Rows from a dataset of charts and code
"""

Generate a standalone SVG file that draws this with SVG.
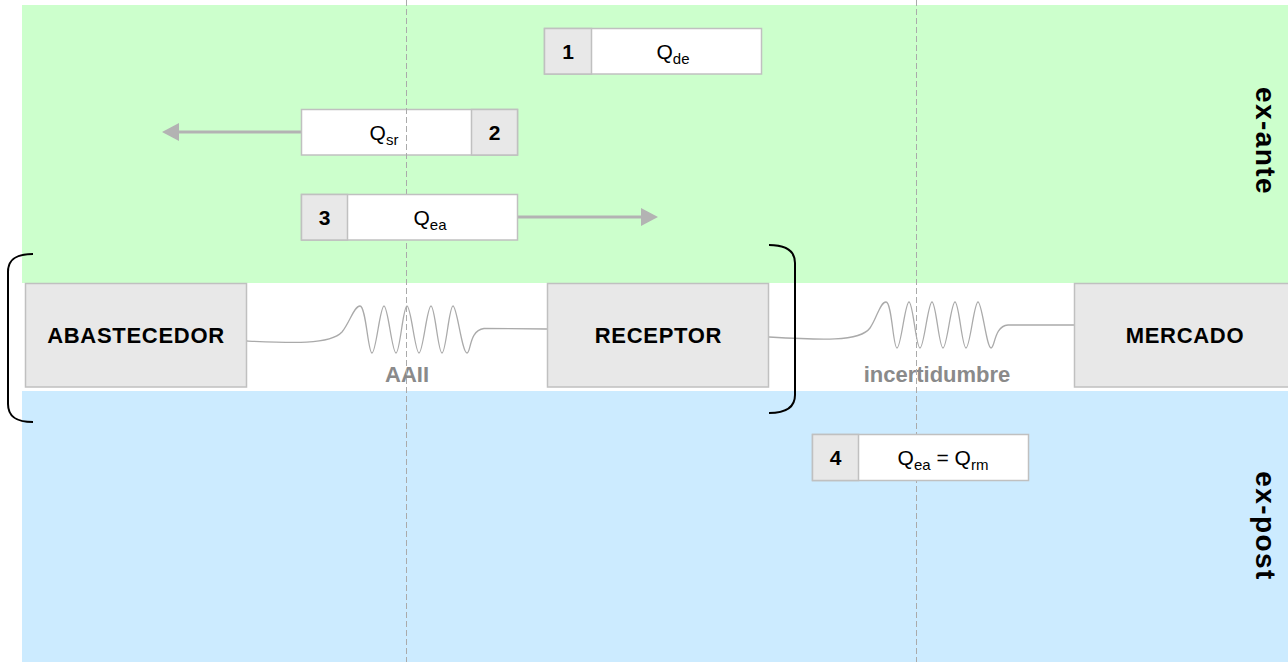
<svg xmlns="http://www.w3.org/2000/svg" width="1288" height="662" viewBox="0 0 1288 662">
  <style>
    text { font-family: "Liberation Sans", Arial, Helvetica, sans-serif; }
    .node { fill: #e8e8e8; stroke: #c0c0c0; stroke-width: 1.5; }
    .cell { fill: #ffffff; stroke: #c0c0c0; stroke-width: 1.5; }
    .num { fill: #e8e8e8; stroke: #c0c0c0; stroke-width: 1.5; }
    .nodeLabel { font-size: 22px; font-weight: bold; fill: #000; text-anchor: middle; letter-spacing: 0.7px; }
    .numLabel { font-size: 21px; font-weight: bold; fill: #000; text-anchor: middle; }
    .qLabel { font-size: 21px; fill: #000; text-anchor: middle; }
    .sub { font-size: 15px; }
    .waveLabel { font-size: 22px; font-weight: bold; fill: #8a8a8a; text-anchor: middle; }
    .phase { font-size: 28px; font-weight: bold; fill: #000; text-anchor: middle; letter-spacing: 1.4px; }
    .guide { stroke: #aaaaaa; stroke-width: 1; stroke-dasharray: 6 3; fill: none; }
    .wave { stroke: #aaaaaa; stroke-width: 1.3; fill: none; }
    .arrow { stroke: #b3b3b3; stroke-width: 3; fill: none; marker-end: url(#head); }
    .bracket { stroke: #000; stroke-width: 2; fill: none; }
  </style>
  <defs>
    <marker id="head" viewBox="0 0 17 18" refX="2" refY="9" markerWidth="17" markerHeight="18" markerUnits="userSpaceOnUse" orient="auto">
      <path d="M0,0 L17,9 L0,18 z" fill="#b3b3b3"/>
    </marker>
  </defs>

  <!-- phase bands -->
  <g id="bands">
    <rect x="22" y="5" width="1266" height="278" fill="#ccffcc"/>
    <rect x="22" y="391" width="1266" height="271" fill="#ccebff"/>
  </g>

  <!-- connectors: noisy links between actors and flow arrows -->
  <g id="connectors">
    <path class="wave" d="M247,341 C290,343 330,345 342,332 C350,322 354,306 360,306
      S368,353 372,353 S380,306 384,306 S392,353 396,353 S403,306 407,306
      S415,353 419,353 S427,306 431,306 S438,353 442,353 S449,306 453,306
      S462,353 467,353 C471,353 469,330 484,328.5 L547,329"/>
    <path class="wave" d="M769,337 C820,340 860,342 870,328 C877,318 880,302 886,302
      S893,348 897,348 S905,302 909,302 S916,348 920,348 S928,302 932,302
      S939,348 943,348 S951,302 955,302 S962,348 966,348 S974,302 978,302
      S986.5,348 991,348 C995,348 994,326 1008,325 L1074,325"/>
    <line class="arrow" x1="301" y1="132" x2="177" y2="132"/>
    <line class="arrow" x1="518" y1="217" x2="643" y2="217"/>
  </g>

  <g id="label-aaii">
    <text class="waveLabel" x="407" y="382">AAII</text>
  </g>
  <g id="label-incertidumbre">
    <text class="waveLabel" x="937" y="382">incertidumbre</text>
  </g>

  <g id="step2">
    <rect class="cell" x="301.5" y="109.5" width="216" height="45.5"/>
    <rect class="num" x="471.5" y="109.5" width="46" height="45.5"/>
    <text class="qLabel" x="384" y="140">Q<tspan class="sub" dy="5">sr</tspan></text>
    <text class="numLabel" x="494.5" y="140">2</text>
  </g>

  <!-- vertical reference guides -->
  <g id="guides">
    <line class="guide" x1="406.5" y1="0" x2="406.5" y2="662"/>
    <line class="guide" x1="916.5" y1="0" x2="916.5" y2="662"/>
  </g>

  <g id="step1">
    <rect class="cell" x="544.5" y="28.5" width="217" height="45.5"/>
    <rect class="num" x="544.5" y="28.5" width="47" height="45.5"/>
    <text class="numLabel" x="568" y="59">1</text>
    <text class="qLabel" x="673" y="59">Q<tspan class="sub" dy="5">de</tspan></text>
  </g>

  <g id="step3">
    <rect class="cell" x="301.5" y="194.5" width="216" height="45.5"/>
    <rect class="num" x="301.5" y="194.5" width="46" height="45.5"/>
    <text class="numLabel" x="324.5" y="225">3</text>
    <text class="qLabel" x="430" y="225">Q<tspan class="sub" dy="5">ea</tspan></text>
  </g>

  <g id="step4">
    <rect class="cell" x="812.5" y="434.5" width="216" height="46"/>
    <rect class="num" x="812.5" y="434.5" width="46" height="46"/>
    <text class="numLabel" x="835.5" y="465">4</text>
    <text class="qLabel" x="943" y="465">Q<tspan class="sub" dy="5">ea</tspan><tspan dy="-5"> = Q</tspan><tspan class="sub" dy="5">rm</tspan></text>
  </g>

  <g id="abastecedor">
    <rect class="node" x="25.5" y="283.5" width="221" height="103.5"/>
    <text class="nodeLabel" x="136" y="343">ABASTECEDOR</text>
  </g>
  <g id="receptor">
    <rect class="node" x="547.5" y="283.5" width="221" height="103.5"/>
    <text class="nodeLabel" x="658.5" y="343">RECEPTOR</text>
  </g>
  <g id="mercado">
    <rect class="node" x="1074.5" y="283.5" width="222" height="103.5"/>
    <text class="nodeLabel" x="1185" y="343">MERCADO</text>
  </g>

  <!-- bracket grouping supplier and receiver -->
  <g id="bracket">
    <path class="bracket" d="M33,254 C18,254 8,258 8,272 L8,404 C8,418 18,422 33,422"/>
    <path class="bracket" d="M769,245 C784,245 795,249 795,263 L795,395 C795,409 784,413 769,413"/>
  </g>

  <g id="phase-ex-ante">
    <text class="phase" transform="translate(1256,141) rotate(90)">ex-ante</text>
  </g>
  <g id="phase-ex-post">
    <text class="phase" transform="translate(1256,526) rotate(90)">ex-post</text>
  </g>
</svg>
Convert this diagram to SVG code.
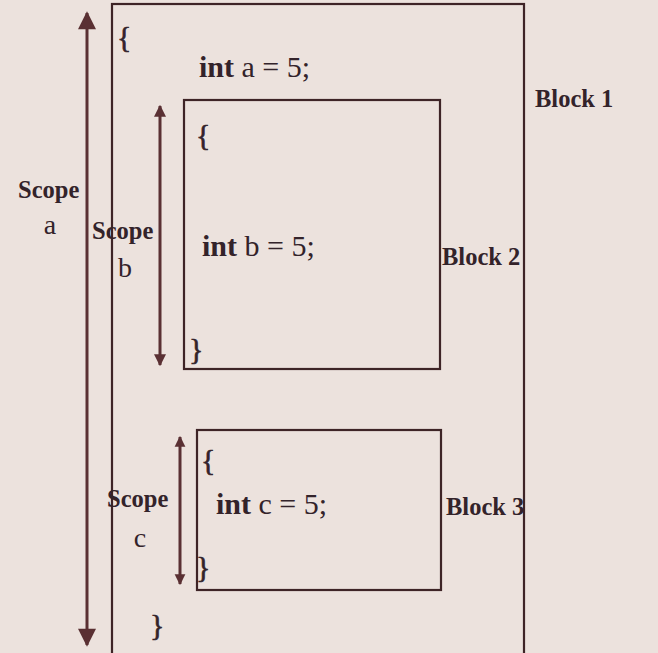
<svg xmlns="http://www.w3.org/2000/svg" width="658" height="653" viewBox="0 0 658 653">
<style>
.box{fill:none;stroke:#3e2426;stroke-width:2.2}
.ln{stroke:#5a3033;stroke-width:3}
.t{font-family:"Liberation Serif","Times New Roman",serif;fill:#33232a}
.b{font-weight:bold}
.code{font-size:30px}
.br{font-size:30px;stroke:#33232a;stroke-width:0.6}
.lab{font-size:24.5px;font-weight:bold}
.sl{font-size:28px}
</style>
<defs>
<marker id="ah" viewBox="0 0 10 10" refX="9" refY="5" markerWidth="6.8" markerHeight="6" orient="auto-start-reverse" markerUnits="strokeWidth">
<path d="M0,0 L10,5 L0,10 z" fill="#5a3033"/>
</marker>
<marker id="ahb" viewBox="0 0 10 10" refX="9" refY="5" markerWidth="4" markerHeight="5.2" orient="auto-start-reverse" markerUnits="strokeWidth">
<path d="M0,0 L10,5 L0,10 z" fill="#5a3033"/>
</marker>
<marker id="ahc" viewBox="0 0 10 10" refX="9" refY="5" markerWidth="3.6" markerHeight="4.4" orient="auto-start-reverse" markerUnits="strokeWidth">
<path d="M0,0 L10,5 L0,10 z" fill="#5a3033"/>
</marker>
</defs>
<rect width="658" height="653" fill="#ece2dd"/>
<g id="block1">
<rect class="box" x="112" y="4" width="412" height="660"/>
<text class="t br" x="117" y="47">{</text>
<text class="t code" x="199" y="77"><tspan class="b">int</tspan> a = 5;</text>
<text class="t br" x="150" y="635">}</text>
<text class="t lab" x="535" y="107">Block 1</text>
</g>
<g id="block2">
<rect class="box" x="184" y="100" width="256" height="269"/>
<text class="t br" x="196" y="145">{</text>
<text class="t code" x="202" y="256"><tspan class="b">int</tspan> b = 5;</text>
<text class="t br" x="189" y="359">}</text>
<text class="t lab" x="442" y="265">Block 2</text>
</g>
<g id="block3">
<rect class="box" x="197" y="430" width="244" height="160"/>
<text class="t br" x="201" y="470">{</text>
<text class="t code" x="216" y="514"><tspan class="b">int</tspan> c = 5;</text>
<text class="t br" x="196" y="577">}</text>
<text class="t lab" x="446" y="515">Block 3</text>
</g>
<g id="scope-labels">
<text class="t lab" x="18" y="198">Scope</text>
<text class="t sl" x="50" y="234" text-anchor="middle">a</text>
<text class="t lab" x="92" y="239">Scope</text>
<text class="t sl" x="125" y="277" text-anchor="middle">b</text>
<text class="t lab" x="107" y="507">Scope</text>
<text class="t sl" x="140" y="547" text-anchor="middle">c</text>
</g>
<g id="connectors">
<line class="ln" x1="87" y1="13" x2="87" y2="645" marker-start="url(#ah)" marker-end="url(#ah)"/>
<line class="ln" x1="160" y1="106" x2="160" y2="365" marker-start="url(#ahb)" marker-end="url(#ahb)"/>
<line class="ln" x1="180" y1="437" x2="180" y2="584" marker-start="url(#ahc)" marker-end="url(#ahc)"/>
</g>
</svg>
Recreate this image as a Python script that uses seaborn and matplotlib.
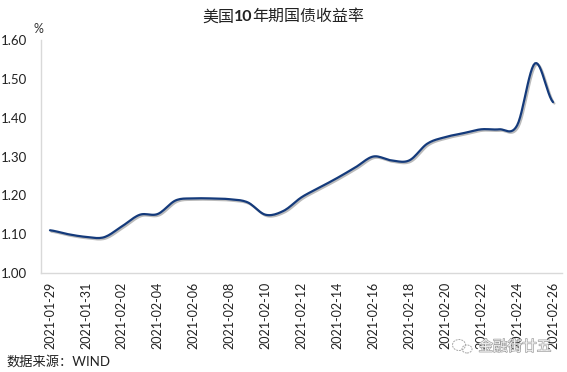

"""

Give the count of lines in the listing that hold the word "this", with no other text.

3